Changes in SEBI Regulations to allow conversion of debt into equity by banks and financial institutions

Date posted: Saturday 9 May 2015
Laws:

Introduction

In the SEBI Board meeting held on 22nd March, 2015, the Board approved a proposal, prepared in consultation with RBI, to relax the applicability of certain provisions of the SEBI (ICDR) Regulations, 2009 and the SEBI (Substantial Acquisition of Shares and Takeovers) Regulations, 2011 to the conversion of debt into equity of listed borrower companies by the lending institutions. This measure was taken to revive the distressed listed borrower companies and make it simpler for lending institutions to acquire control over the company while restructuring, thereby benefitting all stakeholders.

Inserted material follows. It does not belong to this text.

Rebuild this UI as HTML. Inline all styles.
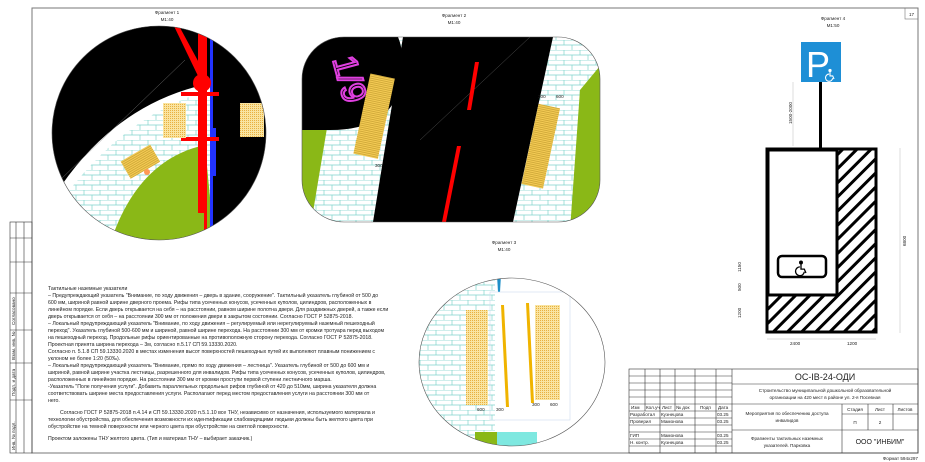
<!DOCTYPE html>
<html><head><meta charset="utf-8"><style>
html,body{margin:0;padding:0;background:#fff;}
svg{display:block;font-family:"Liberation Sans","Noto Sans CJK SC",sans-serif;}
.t{font-size:5.2px;fill:#222;}
.s{font-size:4.6px;fill:#222;}
</style></head><body>
<svg width="925" height="462" viewBox="0 0 925 462" xmlns="http://www.w3.org/2000/svg">
<defs>
<pattern id="tile" width="16" height="10" patternUnits="userSpaceOnUse">
<rect width="16" height="10" fill="#fff"/>
<path d="M0 0H16M0 5H16M4 0V5M12 5V10" stroke="#7fd4cc" stroke-width="0.7"/>
</pattern>
<pattern id="dots" width="2" height="2" patternUnits="userSpaceOnUse">
<rect width="2" height="2" fill="#f9e4a0"/><rect width="1" height="1" fill="#e8b040"/>
</pattern>
<pattern id="ribs" width="3" height="2" patternUnits="userSpaceOnUse">
<rect width="3" height="2" fill="#f5cc55"/><rect y="1.3" width="3" height="0.5" fill="#b08a20"/>
</pattern>
<pattern id="hatch" width="10" height="10" patternUnits="userSpaceOnUse" patternTransform="rotate(45)">
<rect width="10" height="10" fill="#fff"/><rect width="3" height="10" fill="#000"/>
</pattern>
<clipPath id="c1"><circle cx="159" cy="133" r="107"/></clipPath>
<clipPath id="c2"><rect x="302" y="37" width="298" height="185" rx="42"/></clipPath>
<clipPath id="c3"><ellipse cx="512" cy="362" rx="93" ry="84"/></clipPath>
<g id="wc"><circle cx="0" cy="-5" r="1.3"/><path d="M0 -3.5 V1 H3 L4.5 4.5 M-1 -1 A4 4 0 1 0 3 3.5" fill="none" stroke-width="1.2"/></g>
</defs>

<rect x="32" y="8" width="886" height="445" fill="none" stroke="#777" stroke-width="1"/>
<rect x="905" y="8" width="13" height="11" fill="none" stroke="#777" stroke-width="0.6"/>
<text x="911.5" y="16" class="s" text-anchor="middle">17</text>
<g stroke="#333" stroke-width="0.6" fill="none">
<rect x="10" y="222" width="22" height="231"/>
<line x1="16" y1="222" x2="16" y2="453"/><line x1="24" y1="222" x2="24" y2="453"/>
<line x1="10" y1="238" x2="32" y2="238"/><line x1="10" y1="262" x2="32" y2="262"/>
<line x1="10" y1="293" x2="32" y2="293"/><line x1="10" y1="330" x2="32" y2="330"/>
<line x1="10" y1="363" x2="32" y2="363"/><line x1="10" y1="400" x2="32" y2="400"/>
</g>
<g class="s">
<text transform="translate(15,325) rotate(-90)">Согласовано</text>
<text transform="translate(15,360) rotate(-90)">Взам. инв. №</text>
<text transform="translate(15,396) rotate(-90)">Подп. и дата</text>
<text transform="translate(15,450) rotate(-90)">Инв. № подл.</text>
</g>

<!-- Fragment 1 -->
<text x="167" y="14" class="s" text-anchor="middle">Фрагмент 1</text>
<text x="167" y="21" class="s" text-anchor="middle">М1:40</text>
<g clip-path="url(#c1)">
<rect x="50" y="24" width="220" height="220" fill="#000"/>
<path d="M55 195 Q110 110 195 87 L280 87 L280 250 L55 250Z" fill="#fff"/>
<path d="M68 192 Q125 118 200 93 L280 93 L280 250 L68 250Z" fill="url(#tile)"/>
<path d="M108 250 Q135 160 205 145 L215 250Z" fill="#8ab817"/>
<rect x="213" y="24" width="60" height="230" fill="#000"/>
<line x1="60" y1="180" x2="185" y2="60" stroke="#888" stroke-width="0.4"/>
<rect x="198" y="33" width="8" height="180" fill="#f00"/>
<rect x="204" y="33" width="3" height="220" fill="#f00"/>
<rect x="210" y="33" width="3" height="220" fill="#23f"/>
<rect x="210" y="128" width="6" height="48" fill="#23f"/>
<polygon points="173,24 178,24 204,72 198,76" fill="#f00"/>
<circle cx="202" cy="83" r="9" fill="#f00"/>
<rect x="181" y="92" width="38" height="4" fill="#f00"/>
<rect x="181" y="137" width="38" height="4" fill="#f00"/>
<rect x="163" y="103" width="23" height="35" fill="url(#dots)"/>
<rect x="240" y="103" width="24" height="34" fill="url(#dots)"/>
<g transform="rotate(-30 140 163)"><rect x="124" y="152" width="34" height="20" fill="url(#ribs)"/></g>
<circle cx="147" cy="172" r="3" fill="#f95"/>
</g>
<circle cx="159" cy="133" r="107" fill="none" stroke="#555" stroke-width="0.6"/>

<!-- Fragment 2 -->
<text x="454" y="17" class="s" text-anchor="middle">Фрагмент 2</text>
<text x="454" y="24" class="s" text-anchor="middle">М1:40</text>
<g clip-path="url(#c2)">
<rect x="302" y="37" width="298" height="185" fill="url(#tile)"/>
<polygon points="300,120 330,110 310,230 300,230" fill="#8ab817"/>
<polygon points="580,90 605,60 605,230 570,230" fill="#8ab817"/>
<polygon points="403,37 553,37 513,222 373,222" fill="#000"/>
<path d="M300 37 L398 37 Q408 60 395 100 Q380 130 330 130 L300 130Z" fill="#000"/>
<line x1="420" y1="140" x2="530" y2="37" stroke="#666" stroke-width="0.4"/>
<polygon points="475,62 479,62 471,110 467,110" fill="#f00"/>
<polygon points="457,146 461,146 446,222 442,222" fill="#f00"/>
<g transform="rotate(12 375 100)"><rect x="365" y="75" width="25" height="82" fill="url(#ribs)"/></g>
<g transform="rotate(12 540 145)"><rect x="530" y="105" width="22" height="82" fill="url(#ribs)"/></g>
<text x="318" y="82" font-size="34" fill="none" stroke="#e040e0" stroke-width="2" transform="rotate(75 340 80)">1/9</text>
</g>
<rect x="302" y="37" width="298" height="185" rx="42" fill="none" stroke="#555" stroke-width="0.6"/>
<text x="538" y="98" class="s">300</text><text x="556" y="98" class="s">600</text>
<text x="375" y="167" class="s">300</text>

<!-- Fragment 3 -->
<text x="504" y="244" class="s" text-anchor="middle">Фрагмент 3</text>
<text x="504" y="251" class="s" text-anchor="middle">М1:40</text>
<g clip-path="url(#c3)">
<rect x="415" y="275" width="200" height="180" fill="#fff"/>
<rect x="415" y="275" width="80" height="180" fill="url(#tile)"/>
<polygon points="496,258 502,258 500,292 498,292" fill="#1e8fc8"/>
<rect x="466" y="310" width="22" height="95" fill="url(#dots)"/>
<rect x="535" y="305" width="25" height="95" fill="url(#dots)"/>
<polygon points="501,305 504,305 509,407 506,407" fill="#f0b400"/>
<polygon points="526,303 529,303 534,403 531,403" fill="#f0b400"/>
<rect x="490" y="292" width="80" height="128" fill="none" stroke="#cde" stroke-width="0.6"/>
<rect x="475" y="432" width="27" height="20" fill="#8ab817"/>
<rect x="497" y="432" width="40" height="20" fill="#7ee8e0"/>
</g>
<ellipse cx="512" cy="362" rx="93" ry="84" fill="none" stroke="#555" stroke-width="0.6"/>
<text x="477" y="411" class="s">600</text><text x="496" y="411" class="s">300</text>
<text x="532" y="406" class="s">300</text><text x="550" y="406" class="s">600</text>

<!-- Fragment 4 -->
<text x="833" y="20" class="s" text-anchor="middle">Фрагмент 4</text>
<text x="833" y="27" class="s" text-anchor="middle">М1:50</text>
<rect x="801" y="42" width="40" height="40" fill="#1e8fd6"/>
<text x="806" y="77" font-size="36" fill="#fff">P</text>
<use href="#wc" x="830" y="75" fill="#fff" stroke="#fff" transform="translate(830 75) scale(0.9) translate(-830 -75)"/>
<rect x="819" y="82" width="3" height="66" fill="#000"/>
<line x1="793" y1="82" x2="793" y2="146" stroke="#aaa" stroke-width="0.4"/>
<text transform="translate(792,124) rotate(-90)" class="s">1500-2000</text>
<rect x="767" y="149" width="109" height="183" fill="url(#hatch)" stroke="#000" stroke-width="3"/>
<rect x="768" y="150" width="69" height="145" fill="#fff" stroke="#000" stroke-width="3"/>
<rect x="778" y="256" width="48" height="21" rx="4" fill="#fff" stroke="#000" stroke-width="2.5"/>
<use href="#wc" x="0" y="0" fill="#000" stroke="#000" transform="translate(801 268) scale(1.1)"/>
<line x1="900" y1="148" x2="900" y2="333" stroke="#aaa" stroke-width="0.4"/>
<text transform="translate(906,246) rotate(-90)" class="s">6800</text>
<text transform="translate(741,272) rotate(-90)" class="s">1150</text>
<text transform="translate(741,291) rotate(-90)" class="s">500</text>
<text transform="translate(741,318) rotate(-90)" class="s">1200</text>
<line x1="767" y1="339" x2="876" y2="339" stroke="#aaa" stroke-width="0.4"/>
<text x="790" y="345" class="s">2400</text><text x="847" y="345" class="s">1200</text>

<g class="t">
<text x="48" y="290">Тактильные наземные указатели</text>
<text x="48" y="297">– Предупреждающий указатель "Внимание, по ходу движения – дверь в здание, сооружение". Тактильный указатель глубиной  от 500 до</text>
<text x="48" y="304">600 мм, шириной равной ширине дверного проема.  Рифы типа усеченных конусов, усеченных куполов, цилиндров, расположенных в</text>
<text x="48" y="311">линейном порядке. Если дверь открывается на себя – на расстоянии, равном ширине полотна двери. Для раздвижных дверей, а также если</text>
<text x="48" y="318">дверь открывается от себя – на расстоянии 300 мм  от положения двери в закрытом состоянии.  Согласно ГОСТ Р 52875-2018.</text>
<text x="48" y="325">– Локальный предупреждающий указатель "Внимание, по ходу движения – регулируемый или нерегулируемый наземный пешеходный</text>
<text x="48" y="332">переход". Указатель глубиной 500-600 мм и шириной, равной ширине перехода. На расстоянии 300 мм от кромки тротуара перед выходом</text>
<text x="48" y="339">на пешеходный переход. Продольные рифы ориентированные на противоположную сторону  перехода. Согласно ГОСТ Р 52875-2018.</text>
<text x="48" y="346">Проектная принята ширина перехода – 3м, согласно п.5.17 СП 59.13330.2020.</text>
<text x="48" y="353">Согласно п. 5.1.8 СП 59.13330.2020 в местах изменения высот поверхностей пешеходных путей их выполняют плавным понижением  с</text>
<text x="48" y="360">уклоном не более 1:20 (50‰).</text>
<text x="48" y="367">– Локальный предупреждающий указатель "Внимание, прямо по ходу движения – лестница". Указатель глубиной от 500 до 600 мм и</text>
<text x="48" y="374">шириной, равной ширине участка лестницы, разрешенного для инвалидов. Рифы типа усеченных конусов, усеченных куполов, цилиндров,</text>
<text x="48" y="381">расположенных в линейном порядке. На расстоянии 300 мм от кромки проступи первой ступени лестничного марша.</text>
<text x="48" y="388">-Указатель "Поле получения услуги". Добавить параллельных продольных рифов глубиной от 420 до 510мм, ширина указателя должна</text>
<text x="48" y="395">соответствовать ширине места предоставления услуги. Располагают перед местом предоставления услуги  на расстоянии 300 мм от</text>
<text x="48" y="402">него.</text>
<text x="60" y="414">Согласно ГОСТ Р 52875-2018 п.4.14 и СП 59.13330.2020 п.5.1.10 все ТНУ, независимо от назначения, используемого материала и</text>
<text x="48" y="421">технологии  обустройства, для обеспечения возможности их идентификации слабовидящими людьми должны быть желтого цвета при</text>
<text x="48" y="428">обустройстве на темной поверхности или черного цвета при обустройстве  на светлой поверхности.</text>
<text x="48" y="440">Проектом заложены ТНУ желтого цвета. (Тип и материал ТНУ – выбирает заказчик.)</text>
</g>

<g stroke="#333" stroke-width="0.6" fill="none">
<rect x="629" y="369" width="289" height="84"/>
<line x1="732" y1="369" x2="732" y2="453"/>
<line x1="732" y1="384" x2="918" y2="384"/>
<line x1="629" y1="404" x2="918" y2="404"/>
<line x1="842" y1="404" x2="842" y2="453"/>
<line x1="732" y1="430" x2="918" y2="430"/>
<line x1="842" y1="414" x2="918" y2="414"/>
<line x1="868" y1="404" x2="868" y2="430"/><line x1="893" y1="404" x2="893" y2="430"/>
<line x1="629" y1="376" x2="732" y2="376"/><line x1="629" y1="383" x2="732" y2="383"/>
<line x1="629" y1="390" x2="732" y2="390"/><line x1="629" y1="397" x2="732" y2="397"/>
<line x1="629" y1="411" x2="732" y2="411"/><line x1="629" y1="418" x2="732" y2="418"/>
<line x1="629" y1="425" x2="732" y2="425"/><line x1="629" y1="432" x2="732" y2="432"/>
<line x1="629" y1="439" x2="732" y2="439"/><line x1="629" y1="446" x2="732" y2="446"/>
<line x1="645" y1="369" x2="645" y2="411"/><line x1="660" y1="369" x2="660" y2="453"/>
<line x1="675" y1="369" x2="675" y2="411"/><line x1="695" y1="369" x2="695" y2="453"/>
<line x1="716" y1="369" x2="716" y2="453"/>
</g>
<g class="s">
<text x="631" y="409">Изм</text><text x="646" y="409">Кол.уч</text><text x="662" y="409">Лист</text><text x="676" y="409">№ док</text><text x="700" y="409">Подп</text><text x="718" y="409">Дата</text>
<text x="630" y="416">Разработал</text><text x="661" y="416">Кузнецова</text><text x="717" y="416">03.25</text>
<text x="630" y="423">Проверил</text><text x="661" y="423">Мамонова</text><text x="717" y="423">03.25</text>
<text x="630" y="437">ГИП</text><text x="661" y="437">Мамонова</text><text x="717" y="437">03.25</text>
<text x="630" y="444">Н. контр.</text><text x="661" y="444">Кузнецова</text><text x="717" y="444">03.25</text>
<text x="825" y="392" text-anchor="middle">Строительство муниципальной  дошкольной образовательной</text>
<text x="825" y="399" text-anchor="middle">организации на 420 мест в районе ул. 2-я Посевная</text>
<text x="787" y="415" text-anchor="middle">Мероприятия по обеспечению доступа</text>
<text x="787" y="422" text-anchor="middle">инвалидов</text>
<text x="787" y="440" text-anchor="middle">Фрагменты тактильных наземных</text>
<text x="787" y="447" text-anchor="middle">указателей. Парковка</text>
<text x="855" y="411" text-anchor="middle">Стадия</text><text x="880" y="411" text-anchor="middle">Лист</text><text x="905" y="411" text-anchor="middle">Листов</text>
<text x="855" y="424" text-anchor="middle">П</text><text x="880" y="424" text-anchor="middle">2</text>
<text x="918" y="460" text-anchor="end">Формат  594х297</text>
</g>
<text x="825" y="380" font-size="9" text-anchor="middle" fill="#222">ОС-IB-24-ОДИ</text>
<text x="880" y="444" font-size="7" text-anchor="middle" fill="#222">ООО "ИНБИМ"</text>
</svg>
</body></html>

On 5th May, 2015, via Notification No.- SEBI-NRO/OIAE/GN/2015-16/003 and SEBI-NRO/OIAE/GN/2015-16/004, changes were introduced in the SEBI (Issue of Capital and Disclosure Requirements) Regulations (“ICDR Regulations”) and SEBI (Substantial Acquisition of Shares and Takeovers) Regulations (“SAST Regulations”) respectively to bring in force the proposed and approved relaxations for conversion of debt into equity under Strategic Debt Structuring Scheme. This article will provide an overview of such changes introduced.

ICDR Regulations

  1. Chapter VII of the ICDR Regulations apply to preferential issue of shares.
  2. According to the amendment, the provisions of ICDR Regulations for preferential issue of shares shall not apply to where the preferential issue of equity shares is made to the consortium of banks and financial institutions pursuant to conversion of their debt, as part of the strategic debt restructuring scheme in accordance with the guidelines specified by the RBI. However such exemptions shall be subject to the following conditions:
    • Conversion price shall be decided as per guidelines specified by the RBI for strategic debt restructuring scheme. Such conversion price shall not be less than the face value of the equity shares.
    • Conversion price shall be certified by two independent qualified valuers.
    • Equity shares allotted on conversion of debt shall be locked-in for 1 year from the date of trading approval. However the consortium of banks may transfer such shares within the lock0in period for transfer of control, subject to continuation of the lock-in on such shares for the remaining period with the transferee.
    • Applicable provisions of Companies Act, 2013 are complied with, including the requirement of special resolution.
  3. The provisions of Chapter VII shall also not apply when any other secured lenders opt to join the strategic debt restructuring scheme in accordance with the guidelines specified by the RBI and convert their debt into equity share as per the above point 2.

SAST Regulations

  1. In the SAST Regulations, in case of certain type of acquisitions, exemption is given from the obligation to make an open offer.
  2. Among other acquisitions, in case of acquisition of equity shares by the consortium of banks, financial institutions and other secured lenders pursuant to conversion of their debt as part of the Strategic Debt Restructuring Scheme in accordance with the guidelines specified by the RBI, there is no obligation to make an open offer.
  3. Such exemption is subject to the condition that all the conditions under point 2. And 3. above under the ICDR Regulations are fulfilled.